Below are some records. Reproduce them exactly from their first line through the line with "years = list(range(2001, 2021))", inclusive.

---------- Supplied records

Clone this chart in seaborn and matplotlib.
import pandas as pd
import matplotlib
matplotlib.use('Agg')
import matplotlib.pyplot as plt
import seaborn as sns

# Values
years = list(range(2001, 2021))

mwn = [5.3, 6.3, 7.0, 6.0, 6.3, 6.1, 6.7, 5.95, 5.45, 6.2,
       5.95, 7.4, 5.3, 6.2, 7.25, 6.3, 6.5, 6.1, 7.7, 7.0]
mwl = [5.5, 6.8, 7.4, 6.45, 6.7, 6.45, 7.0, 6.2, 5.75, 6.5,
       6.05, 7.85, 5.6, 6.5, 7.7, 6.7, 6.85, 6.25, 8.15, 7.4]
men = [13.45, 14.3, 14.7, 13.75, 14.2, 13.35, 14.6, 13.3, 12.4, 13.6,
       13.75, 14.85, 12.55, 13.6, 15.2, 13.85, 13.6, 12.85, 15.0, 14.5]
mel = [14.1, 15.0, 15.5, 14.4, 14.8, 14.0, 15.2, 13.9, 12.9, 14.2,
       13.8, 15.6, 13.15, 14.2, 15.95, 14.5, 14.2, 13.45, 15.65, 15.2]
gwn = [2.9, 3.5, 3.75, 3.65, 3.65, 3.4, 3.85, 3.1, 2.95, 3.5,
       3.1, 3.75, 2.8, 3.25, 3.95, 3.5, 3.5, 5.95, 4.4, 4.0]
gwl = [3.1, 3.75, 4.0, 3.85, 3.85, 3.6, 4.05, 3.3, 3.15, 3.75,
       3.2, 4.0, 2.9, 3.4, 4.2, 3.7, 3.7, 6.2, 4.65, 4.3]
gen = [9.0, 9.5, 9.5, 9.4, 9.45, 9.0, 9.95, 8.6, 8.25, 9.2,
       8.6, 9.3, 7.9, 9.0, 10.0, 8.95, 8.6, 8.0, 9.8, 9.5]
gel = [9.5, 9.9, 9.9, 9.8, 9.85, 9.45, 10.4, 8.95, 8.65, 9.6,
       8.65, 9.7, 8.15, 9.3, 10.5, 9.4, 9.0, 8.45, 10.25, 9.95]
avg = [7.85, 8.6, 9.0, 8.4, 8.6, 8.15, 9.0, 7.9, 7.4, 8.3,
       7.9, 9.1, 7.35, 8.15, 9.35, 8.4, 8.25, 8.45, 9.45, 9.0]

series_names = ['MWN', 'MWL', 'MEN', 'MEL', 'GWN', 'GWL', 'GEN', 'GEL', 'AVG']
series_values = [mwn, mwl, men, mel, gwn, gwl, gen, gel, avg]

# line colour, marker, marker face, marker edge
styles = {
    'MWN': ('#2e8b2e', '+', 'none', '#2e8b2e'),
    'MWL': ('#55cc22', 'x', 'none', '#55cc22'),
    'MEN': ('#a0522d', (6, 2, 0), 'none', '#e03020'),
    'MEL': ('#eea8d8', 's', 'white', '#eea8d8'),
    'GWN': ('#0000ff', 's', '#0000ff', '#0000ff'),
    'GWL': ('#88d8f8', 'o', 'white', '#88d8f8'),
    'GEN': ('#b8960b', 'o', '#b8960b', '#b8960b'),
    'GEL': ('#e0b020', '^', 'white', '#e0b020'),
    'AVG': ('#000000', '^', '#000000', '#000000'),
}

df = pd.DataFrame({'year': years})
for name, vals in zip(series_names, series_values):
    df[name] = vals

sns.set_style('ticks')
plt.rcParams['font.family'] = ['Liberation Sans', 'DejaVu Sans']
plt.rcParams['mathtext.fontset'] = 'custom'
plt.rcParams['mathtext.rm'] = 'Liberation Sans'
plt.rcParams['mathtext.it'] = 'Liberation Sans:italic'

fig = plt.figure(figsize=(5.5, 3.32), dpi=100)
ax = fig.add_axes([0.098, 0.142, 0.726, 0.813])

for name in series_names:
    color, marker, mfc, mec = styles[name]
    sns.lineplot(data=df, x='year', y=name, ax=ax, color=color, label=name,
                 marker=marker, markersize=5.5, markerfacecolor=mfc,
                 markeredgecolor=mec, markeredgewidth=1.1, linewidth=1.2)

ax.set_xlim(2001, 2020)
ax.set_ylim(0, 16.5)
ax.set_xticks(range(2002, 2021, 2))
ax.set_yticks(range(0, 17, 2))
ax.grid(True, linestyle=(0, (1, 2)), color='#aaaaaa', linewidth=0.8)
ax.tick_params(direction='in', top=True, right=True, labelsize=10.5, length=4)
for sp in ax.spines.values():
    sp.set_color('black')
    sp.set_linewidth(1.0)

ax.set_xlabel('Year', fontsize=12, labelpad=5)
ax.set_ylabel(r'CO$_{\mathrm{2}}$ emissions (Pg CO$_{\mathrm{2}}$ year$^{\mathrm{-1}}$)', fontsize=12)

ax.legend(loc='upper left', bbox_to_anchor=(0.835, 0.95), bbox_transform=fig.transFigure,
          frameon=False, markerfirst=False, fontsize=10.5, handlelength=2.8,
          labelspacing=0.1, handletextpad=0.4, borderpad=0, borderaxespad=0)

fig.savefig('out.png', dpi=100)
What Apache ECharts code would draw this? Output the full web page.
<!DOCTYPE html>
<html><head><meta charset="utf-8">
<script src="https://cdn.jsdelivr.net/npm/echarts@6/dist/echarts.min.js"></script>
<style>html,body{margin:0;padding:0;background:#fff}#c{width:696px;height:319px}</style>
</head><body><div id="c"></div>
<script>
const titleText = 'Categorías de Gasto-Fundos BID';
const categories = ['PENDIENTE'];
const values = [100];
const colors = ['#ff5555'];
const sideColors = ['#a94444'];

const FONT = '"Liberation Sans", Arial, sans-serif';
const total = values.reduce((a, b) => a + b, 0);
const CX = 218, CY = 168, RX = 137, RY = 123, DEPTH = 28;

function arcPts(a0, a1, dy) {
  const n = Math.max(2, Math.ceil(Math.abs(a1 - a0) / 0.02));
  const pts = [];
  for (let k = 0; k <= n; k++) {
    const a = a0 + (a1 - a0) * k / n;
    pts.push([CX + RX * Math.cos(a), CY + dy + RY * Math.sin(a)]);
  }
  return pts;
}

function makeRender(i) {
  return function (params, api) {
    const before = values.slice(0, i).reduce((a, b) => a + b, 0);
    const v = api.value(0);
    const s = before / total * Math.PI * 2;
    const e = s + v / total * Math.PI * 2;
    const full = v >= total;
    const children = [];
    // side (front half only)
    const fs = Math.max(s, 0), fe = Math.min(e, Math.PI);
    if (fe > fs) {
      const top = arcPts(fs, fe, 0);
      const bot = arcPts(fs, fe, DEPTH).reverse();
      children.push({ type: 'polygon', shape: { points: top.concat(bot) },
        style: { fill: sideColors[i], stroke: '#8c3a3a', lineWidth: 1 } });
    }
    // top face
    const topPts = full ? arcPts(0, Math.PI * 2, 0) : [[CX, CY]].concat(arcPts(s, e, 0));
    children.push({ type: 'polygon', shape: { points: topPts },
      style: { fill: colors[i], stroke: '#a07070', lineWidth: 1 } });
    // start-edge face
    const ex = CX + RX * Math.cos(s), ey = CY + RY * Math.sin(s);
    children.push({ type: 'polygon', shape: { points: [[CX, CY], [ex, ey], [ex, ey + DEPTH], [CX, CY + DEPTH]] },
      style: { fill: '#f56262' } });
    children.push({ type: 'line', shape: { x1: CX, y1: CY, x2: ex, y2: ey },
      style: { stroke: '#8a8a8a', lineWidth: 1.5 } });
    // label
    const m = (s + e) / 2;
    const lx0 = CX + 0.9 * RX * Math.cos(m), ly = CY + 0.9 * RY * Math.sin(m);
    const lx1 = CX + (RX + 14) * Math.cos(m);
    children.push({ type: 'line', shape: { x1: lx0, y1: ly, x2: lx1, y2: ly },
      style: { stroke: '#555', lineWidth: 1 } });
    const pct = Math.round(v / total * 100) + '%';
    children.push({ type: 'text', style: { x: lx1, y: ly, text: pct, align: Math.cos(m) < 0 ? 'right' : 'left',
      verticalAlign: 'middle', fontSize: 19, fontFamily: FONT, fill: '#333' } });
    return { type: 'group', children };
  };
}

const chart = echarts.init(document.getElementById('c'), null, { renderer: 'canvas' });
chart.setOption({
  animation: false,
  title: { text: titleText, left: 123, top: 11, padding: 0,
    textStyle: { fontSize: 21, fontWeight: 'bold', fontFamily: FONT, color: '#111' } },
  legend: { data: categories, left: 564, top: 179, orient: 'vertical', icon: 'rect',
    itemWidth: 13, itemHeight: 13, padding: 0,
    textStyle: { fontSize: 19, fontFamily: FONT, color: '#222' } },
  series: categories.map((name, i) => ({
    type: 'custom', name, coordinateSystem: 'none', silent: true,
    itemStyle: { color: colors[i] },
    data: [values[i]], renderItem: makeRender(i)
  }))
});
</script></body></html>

--------------------

§ **Output for this exercise**:
Clone this chart in seaborn and matplotlib.
import pandas as pd
import matplotlib
matplotlib.use('Agg')
import matplotlib.pyplot as plt
import seaborn as sns

# Values
years = list(range(2001, 2021))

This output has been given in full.